Basically you say the same as I said. The program could edit one of its parts which is not now in use, and can't edit part there the pointer may be during the editing process, because it will crash all editing process halfway.
You said a different sub-agent. That sounds to me like a much larger structure than the current deepest function.
A function does not need to have most of the characteristics which go with 'agency', like modeling the world and having preferences. It just needs to execute machine instructions. If you just meant 'right in front of the execution pointer', then ok.
Not all programs are compiled from source code. AGI architectures are often written in LISP or Prolog, which are interpreted.

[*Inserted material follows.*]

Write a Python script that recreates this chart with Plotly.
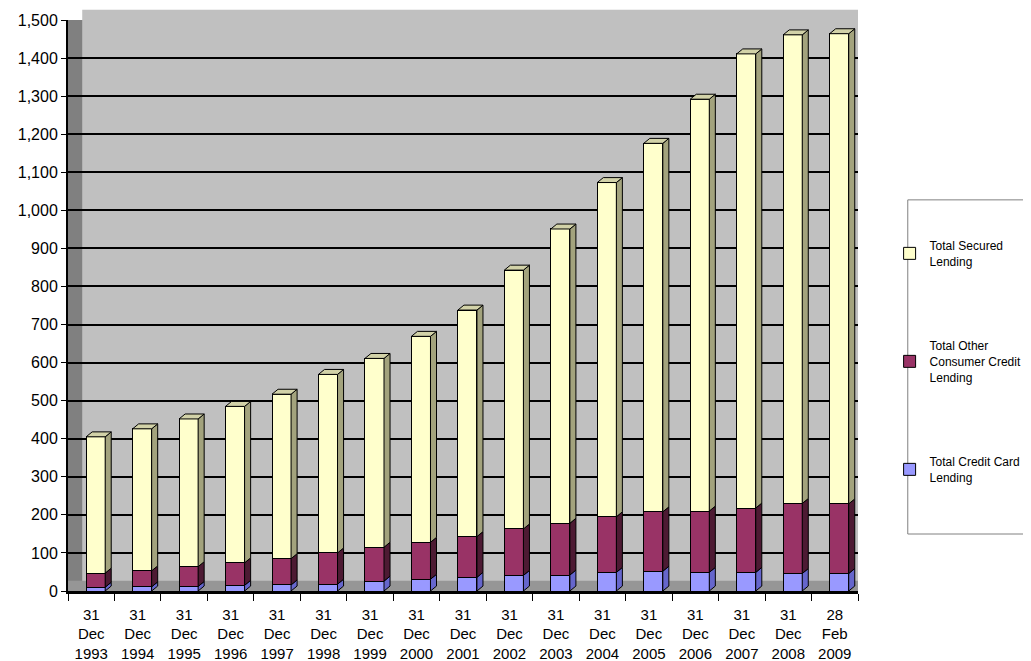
import plotly.graph_objects as go

dates = ["31<br>Dec<br>1993", "31<br>Dec<br>1994", "31<br>Dec<br>1995", "31<br>Dec<br>1996",
         "31<br>Dec<br>1997", "31<br>Dec<br>1998", "31<br>Dec<br>1999", "31<br>Dec<br>2000",
         "31<br>Dec<br>2001", "31<br>Dec<br>2002", "31<br>Dec<br>2003", "31<br>Dec<br>2004",
         "31<br>Dec<br>2005", "31<br>Dec<br>2006", "31<br>Dec<br>2007", "31<br>Dec<br>2008",
         "28<br>Feb<br>2009"]
credit_card = [10, 11, 12, 15, 16, 18, 26, 31, 36, 41, 42, 49, 52, 49, 49, 46, 46]
other_consumer = [37, 42, 52, 59, 69, 82, 89, 97, 107, 122, 136, 146, 156, 161, 169, 184, 183]
secured = [358, 373, 388, 411, 432, 469, 496, 541, 595, 680, 773, 878, 968, 1082, 1193, 1231, 1235]

pos = list(range(len(dates)))
bar_off = -0.11
bar_w = 0.41
dx = 0.13   # depth of the fake 3d faces, x units
dy = 13     # depth of the fake 3d faces, y units

series = [
    ("Total Credit Card<br>Lending", credit_card, "#9999FF", "#6666CC"),
    ("Total Other<br>Consumer Credit<br>Lending", other_consumer, "#993366", "#4D1A33"),
    ("Total Secured<br>Lending", secured, "#FFFFCC", "#A3A37D"),
]

fig = go.Figure()
shapes = []
# walls / floor of the 3d box
shapes.append(dict(type="rect", xref="paper", yref="paper", x0=0.018, x1=1, y0=1, y1=1.018,
                   fillcolor="#C0C0C0", line_width=0, layer="below"))
shapes.append(dict(type="rect", xref="paper", yref="paper", x0=0, x1=0.018, y0=0, y1=1,
                   fillcolor="#808080", line_width=0, layer="below"))
shapes.append(dict(type="rect", xref="paper", yref="paper", x0=0, x1=1, y0=0, y1=0.018,
                   fillcolor="#969696", line_width=0, layer="below"))

base = [0] * len(pos)
for i, (name, vals, col, side) in enumerate(series):
    fig.add_trace(go.Bar(
        x=pos, y=vals, name=name, legendgroup=name, legendrank=len(series) - i,
        marker=dict(color=col, line=dict(color="black", width=1)),
        width=bar_w, offset=bar_off,
    ))
    for j, v in enumerate(vals):
        x1 = pos[j] + bar_off + bar_w
        x0 = pos[j] + bar_off
        b, t = base[j], base[j] + v
        shapes.append(dict(
            type="path", xref="x", yref="y",
            path=f"M {x1},{b} L {x1+dx},{b+dy} L {x1+dx},{t+dy} L {x1},{t} Z",
            fillcolor=side, line=dict(color="black", width=1), layer="above"))
        if i == len(series) - 1:
            shapes.append(dict(
                type="path", xref="x", yref="y",
                path=f"M {x0},{t} L {x0+dx},{t+dy} L {x1+dx},{t+dy} L {x1},{t} Z",
                fillcolor="#D2D2A8", line=dict(color="black", width=1), layer="above"))
        base[j] = t

# legend frame
shapes.append(dict(type="rect", xref="paper", yref="paper", x0=1.063, x1=1.25, y0=0.0998, y1=0.685,
                   line=dict(color="#808080", width=1), fillcolor="white", layer="below"))

# the page adds an 8px body margin, so the figure is a bit smaller than the window
fig.update_layout(
    width=1023, height=653,
    margin=dict(l=60, r=173, t=12, b=70, autoexpand=False),
    paper_bgcolor="white", plot_bgcolor="#C0C0C0",
    barmode="stack",
    font=dict(family="Liberation Sans, Arial, sans-serif", color="black"),
    shapes=shapes,
    legend=dict(
        x=1.040, y=0.630, xanchor="left", yanchor="top",
        traceorder="grouped", tracegroupgap=66,
        font=dict(size=12), bgcolor="rgba(0,0,0,0)",
    ),
    showlegend=True,
)
fig.update_yaxes(
    range=[0, 1500], dtick=100, tickformat=",", automargin=False,
    showgrid=True, gridcolor="black", gridwidth=1.5,
    showline=True, linecolor="black", linewidth=2,
    ticks="outside", ticklen=5, tickcolor="black",
    tickfont=dict(size=16), zeroline=False,
)
fig.update_xaxes(
    range=[-0.5, 16.5], tickmode="array", tickvals=pos, ticktext=dates, automargin=False,
    showgrid=False, showline=True, linecolor="black", linewidth=2.5,
    ticks="", tickfont=dict(size=15), ticklabelstandoff=8,
    minor=dict(tick0=-0.5, dtick=1, ticks="outside", ticklen=7, tickcolor="black", showgrid=False),
)

fig.write_html("out.html")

They typically have their key knowledge structures, such as their goals and some of their algorithms, encoded in data structures. It's unclear whether they would need to rewrite any code to recursively self-improve. It probably depends on particulars of the logic used. Hence this post.
I'm going to delete the footnote your initial comment referred to, because it's a distraction.
the program can't run and optimise itself simultaneously
I think, the hot updating is to consider as well.
When we talk about recursively self-improving AI, the word "recursive" there is close enough to being literal rather than metaphoric that we glide over it without asking precisely what it means.
But it's not literally recursion—or is it?
The notion is that an AI has a function optimize(X) which optimizes itself. But it's recursion in the sense of modifying itself, not calling itself. You can imagine ways to do this that would use recursion—say, the paradigmatic executable that rewrites its source code, compiles it, and exec's it—but you can imagine many ways that would not involve any recursive calls.
Can we define recursive self-improvement precisely enough that we can enumerate, explicitly or implicitly, all possible ways of accomplishing it, as clearly as we can list all possible ways of writing a recursive function? (You would want to choose one formalism to use, say lambda calculus.)
To see why this is important, consider this set of LISP functions:
[1]> (defun f(x) (g x))
F
[2]> (defun g(x) (f x))
G
[3]> (f 0)
*** - Lisp stack overflow. RESET
The composition of f and g is a recursive function, though neither f nor g is itself recursive. This is analogous to two AIs, neither of which wishes to nor can modify itself, but each of which can modify the other. I can imagine that AI #1 wants to use AI #2 for some task, and tweaks its code to improve it. Meanwhile AI #2 wants to use AI #1 for something else, and tweaks its code to improve it. And so on. The effect is something like recursive self-improvement of both AIs. Without being guided by the analogy between recursive functions and recursive self-improvement, it would be easy to overlook this possibility.
The notion of an AI which can rewrite its own source code is just one special case, which is both unlikely and poorly-defined. Unlikely, because lots of programmers already write self-modifying code, and they don't give the program a text file with its source code. Poorly defined, because many languages and computational architectures blur the distinction between code and data.
Once we try to be specific about what it means, we see there are many different ways of accomplishing it. We could provide a LISP program with a pointer to the data structure of the running program. We could write Perl code that can read and modify functions defined in the symbol table. We could write Prolog programs that assert new rules.
Do all these different ways have the same self-improvement power, in a way analogous to how all good programming languages are Turing-complete? For instance, imagine one logic program that can rewrite its facts, another that can also add new rules, a third that can also delete rules, and a fourth that can also rewrite its logic. Are these different enough that we should consider them as different cases when we enumerate the methods of recursive self-improvement?